Problem details:
Return the listing below exactly, with the pictures dropped.

Listed entries:
+++

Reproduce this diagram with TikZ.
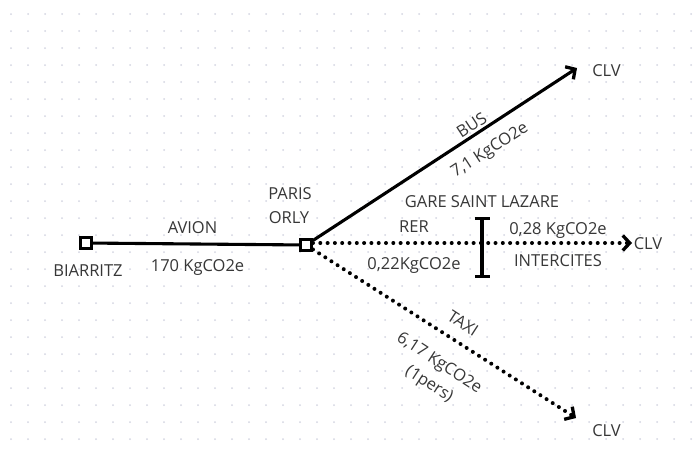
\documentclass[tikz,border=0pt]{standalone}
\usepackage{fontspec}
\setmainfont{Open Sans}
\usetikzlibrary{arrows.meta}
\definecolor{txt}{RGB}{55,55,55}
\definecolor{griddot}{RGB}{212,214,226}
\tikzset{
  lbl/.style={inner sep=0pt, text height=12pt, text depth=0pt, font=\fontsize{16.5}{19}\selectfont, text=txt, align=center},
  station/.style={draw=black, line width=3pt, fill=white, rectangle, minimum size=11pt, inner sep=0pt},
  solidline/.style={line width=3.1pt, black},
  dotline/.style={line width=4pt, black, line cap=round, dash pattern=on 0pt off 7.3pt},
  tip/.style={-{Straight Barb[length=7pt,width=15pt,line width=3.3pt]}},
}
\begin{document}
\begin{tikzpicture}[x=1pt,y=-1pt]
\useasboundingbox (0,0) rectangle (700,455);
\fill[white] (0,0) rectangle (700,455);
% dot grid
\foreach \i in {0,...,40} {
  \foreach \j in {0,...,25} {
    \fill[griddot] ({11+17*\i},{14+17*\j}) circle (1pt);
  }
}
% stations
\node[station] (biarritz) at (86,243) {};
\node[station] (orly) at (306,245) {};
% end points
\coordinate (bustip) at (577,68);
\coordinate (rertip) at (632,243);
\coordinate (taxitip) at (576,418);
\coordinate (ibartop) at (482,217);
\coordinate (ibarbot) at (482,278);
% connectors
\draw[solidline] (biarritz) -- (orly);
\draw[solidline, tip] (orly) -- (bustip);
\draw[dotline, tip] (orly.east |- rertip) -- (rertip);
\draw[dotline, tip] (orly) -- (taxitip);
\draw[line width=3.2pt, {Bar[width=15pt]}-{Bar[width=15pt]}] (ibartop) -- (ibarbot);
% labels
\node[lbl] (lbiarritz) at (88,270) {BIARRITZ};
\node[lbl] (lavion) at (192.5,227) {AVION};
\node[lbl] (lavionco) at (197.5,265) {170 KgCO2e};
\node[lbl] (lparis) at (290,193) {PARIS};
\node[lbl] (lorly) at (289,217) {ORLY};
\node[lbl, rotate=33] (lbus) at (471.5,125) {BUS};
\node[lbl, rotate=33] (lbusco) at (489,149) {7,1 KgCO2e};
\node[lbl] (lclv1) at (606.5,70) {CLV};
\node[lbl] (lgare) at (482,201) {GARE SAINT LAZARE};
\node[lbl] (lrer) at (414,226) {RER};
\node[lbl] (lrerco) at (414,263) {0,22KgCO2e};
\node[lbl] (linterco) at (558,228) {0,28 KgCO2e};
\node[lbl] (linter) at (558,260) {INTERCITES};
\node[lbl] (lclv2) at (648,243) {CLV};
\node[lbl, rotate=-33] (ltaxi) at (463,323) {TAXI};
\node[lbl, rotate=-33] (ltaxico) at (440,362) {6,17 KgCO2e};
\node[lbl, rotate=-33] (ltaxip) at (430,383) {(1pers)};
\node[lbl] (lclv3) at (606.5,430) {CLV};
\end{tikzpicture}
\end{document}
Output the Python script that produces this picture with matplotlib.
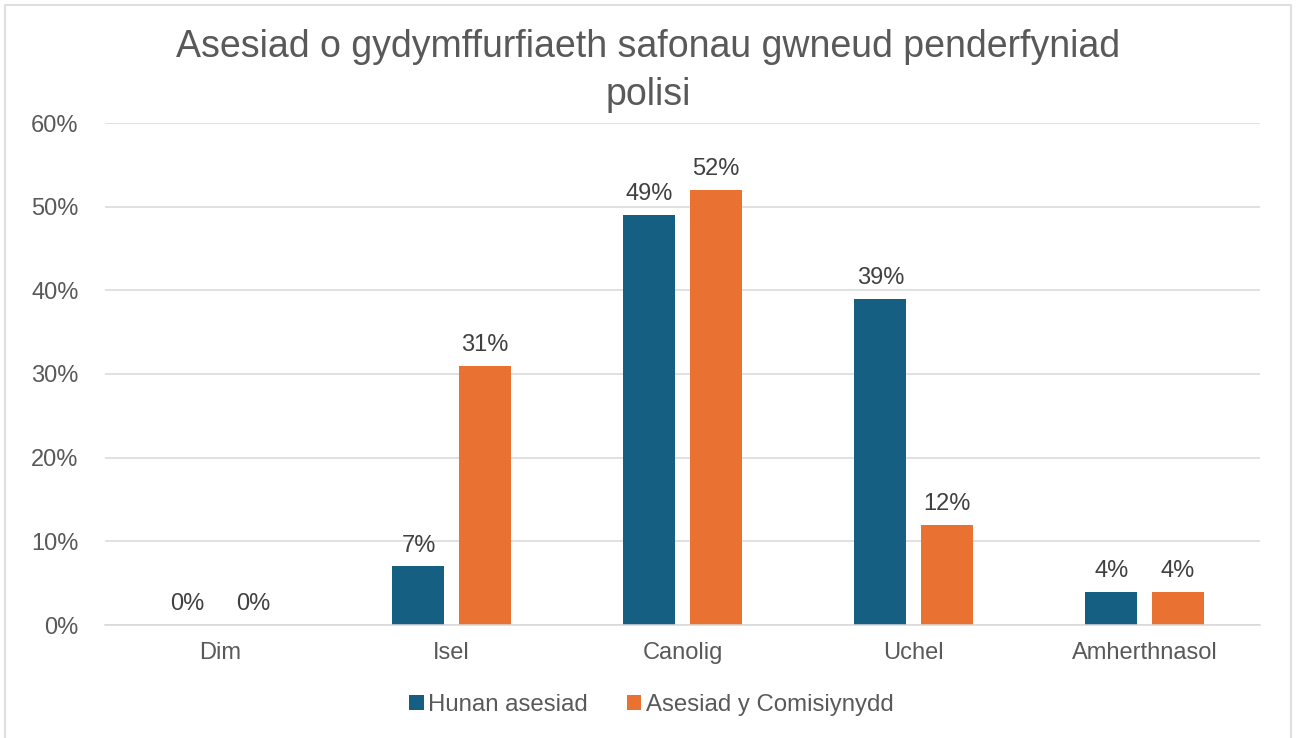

+++

Complete output:
Reproduce this diagram with TikZ.
\documentclass[tikz,border=0pt]{standalone}
\usepackage{fontspec}
\setmainfont{Open Sans}
\usetikzlibrary{arrows.meta}
\definecolor{txt}{RGB}{55,55,55}
\definecolor{griddot}{RGB}{212,214,226}
\tikzset{
  lbl/.style={inner sep=0pt, text height=12pt, text depth=0pt, font=\fontsize{16.5}{19}\selectfont, text=txt, align=center},
  station/.style={draw=black, line width=3pt, fill=white, rectangle, minimum size=11pt, inner sep=0pt},
  solidline/.style={line width=3.1pt, black},
  dotline/.style={line width=4pt, black, line cap=round, dash pattern=on 0pt off 7.3pt},
  tip/.style={-{Straight Barb[length=7pt,width=15pt,line width=3.3pt]}},
}
\begin{document}
\begin{tikzpicture}[x=1pt,y=-1pt]
\useasboundingbox (0,0) rectangle (700,455);
\fill[white] (0,0) rectangle (700,455);
% dot grid
\foreach \i in {0,...,40} {
  \foreach \j in {0,...,25} {
    \fill[griddot] ({11+17*\i},{14+17*\j}) circle (1pt);
  }
}
% stations
\node[station] (biarritz) at (86,243) {};
\node[station] (orly) at (306,245) {};
% end points
\coordinate (bustip) at (577,68);
\coordinate (rertip) at (632,243);
\coordinate (taxitip) at (576,418);
\coordinate (ibartop) at (482,217);
\coordinate (ibarbot) at (482,278);
% connectors
\draw[solidline] (biarritz) -- (orly);
\draw[solidline, tip] (orly) -- (bustip);
\draw[dotline, tip] (orly.east |- rertip) -- (rertip);
\draw[dotline, tip] (orly) -- (taxitip);
\draw[line width=3.2pt, {Bar[width=15pt]}-{Bar[width=15pt]}] (ibartop) -- (ibarbot);
% labels
\node[lbl] (lbiarritz) at (88,270) {BIARRITZ};
\node[lbl] (lavion) at (192.5,227) {AVION};
\node[lbl] (lavionco) at (197.5,265) {170 KgCO2e};
\node[lbl] (lparis) at (290,193) {PARIS};
\node[lbl] (lorly) at (289,217) {ORLY};
\node[lbl, rotate=33] (lbus) at (471.5,125) {BUS};
\node[lbl, rotate=33] (lbusco) at (489,149) {7,1 KgCO2e};
\node[lbl] (lclv1) at (606.5,70) {CLV};
\node[lbl] (lgare) at (482,201) {GARE SAINT LAZARE};
\node[lbl] (lrer) at (414,226) {RER};
\node[lbl] (lrerco) at (414,263) {0,22KgCO2e};
\node[lbl] (linterco) at (558,228) {0,28 KgCO2e};
\node[lbl] (linter) at (558,260) {INTERCITES};
\node[lbl] (lclv2) at (648,243) {CLV};
\node[lbl, rotate=-33] (ltaxi) at (463,323) {TAXI};
\node[lbl, rotate=-33] (ltaxico) at (440,362) {6,17 KgCO2e};
\node[lbl, rotate=-33] (ltaxip) at (430,383) {(1pers)};
\node[lbl] (lclv3) at (606.5,430) {CLV};
\end{tikzpicture}
\end{document}
Output the Python script that produces this picture with matplotlib.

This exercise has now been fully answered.